Common Desktop Environment: Internationalization Programmer's Guide

Input Method Architecture

As shown in the previous section, there are many different input methods used today, each varying with language, culture, and history. A common feature of many input methods is that the user can type multiple keystrokes to compose a single character (or set of characters). The process of composing characters from keystrokes is called preediting. It may require complex algorithms and large dictionaries involving substantial computer resources.

Input methods may require one or more areas in which to show the feedback of the actual keystrokes, to show ambiguities to the user, to list dictionaries, and so on. The following are the input method areas of concern.

Status area: Intended to be a logical extension of the light-emitting diodes (LEDs) that exist on the physical keyboard. It is a window that is intended to present the internal state of the input method that is critical to the user. The status area may consist of text data and bitmaps or some combination.
Preedit area: Intended to display the intermediate text for those languages that are composing prior to the client handling the data.
Auxiliary area: Used for pop-up menus and customizing dialog boxes that may be required for an input method.
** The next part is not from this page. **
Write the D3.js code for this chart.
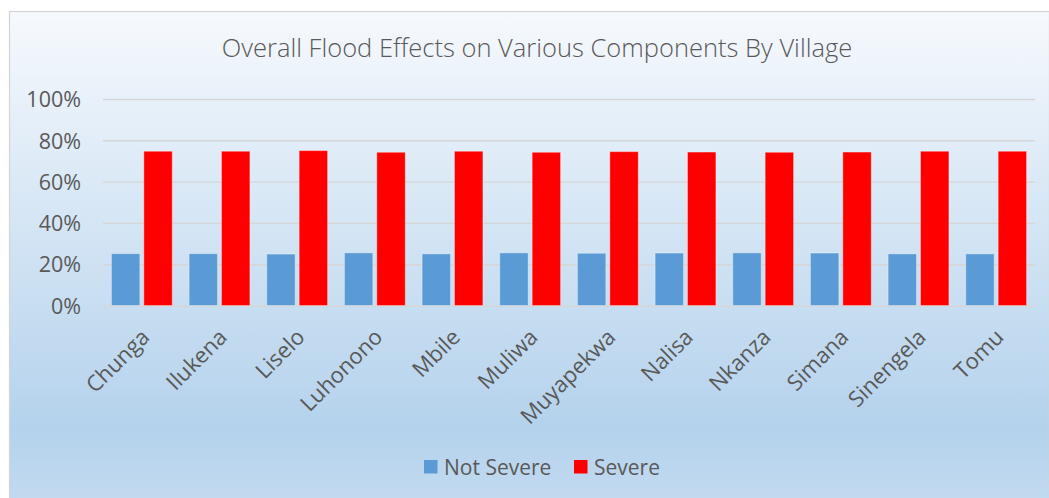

There may be multiple auxiliary areas for any input method. Auxiliary areas are managed by the input method independent of the client. Auxiliary areas are assumed to be a separate dialog that is maintained by the input method.

There are various user interaction styles used for preediting. The following are the preediting styles supported by Xlib.

OnTheSpot: Data is displayed directly in the application window. Application data is moved to allow preedit data to be displayed at the point of insertion.
OverTheSpot: Data is displayed in a preedit window that is placed over the point of insertion.
OffTheSpot: Preedit window is displayed inside the application window but not at the point of insertion. Often, this type of window is placed at the bottom of the application window.
Root window: Preedit window is the child of RootWindow.

It would require a lot of computing resources if portable applications had to include input methods for all the languages in the world. To avoid this, a goal of the Xlib design is to allow an application to communicate with an input method placed in a separate process. Such a process is called an input server. The server to which the application should connect is dependent on the environment when the application is started up: what the user language is and the actual encoding to be used for it. The input method connection is said to be locale-dependent. It is also user-dependent; for a given language, the user can choose, to some extent, the user-interface style of input method (if there are several choices).

Using an input server implies communications overhead, but applications can be migrated without relinking. Input methods can be implemented either as a token communicating to an input server or as a local library.

The abstraction used by a client to communicate with an input method is an opaque data structure represented by the XIM data type. This data structure is returned by the XOpenIM() function, which opens an input method on a given display. Subsequent operations on this data structure encapsulate all communication between client and input method. There is no need for an X client to use any networking library or natural language package to use an input method.

A single input server can be used for one or more languages, supporting one or more encoding schemes. But the strings returned from an input method are always encoded in the (single) locale associated with the XIM object.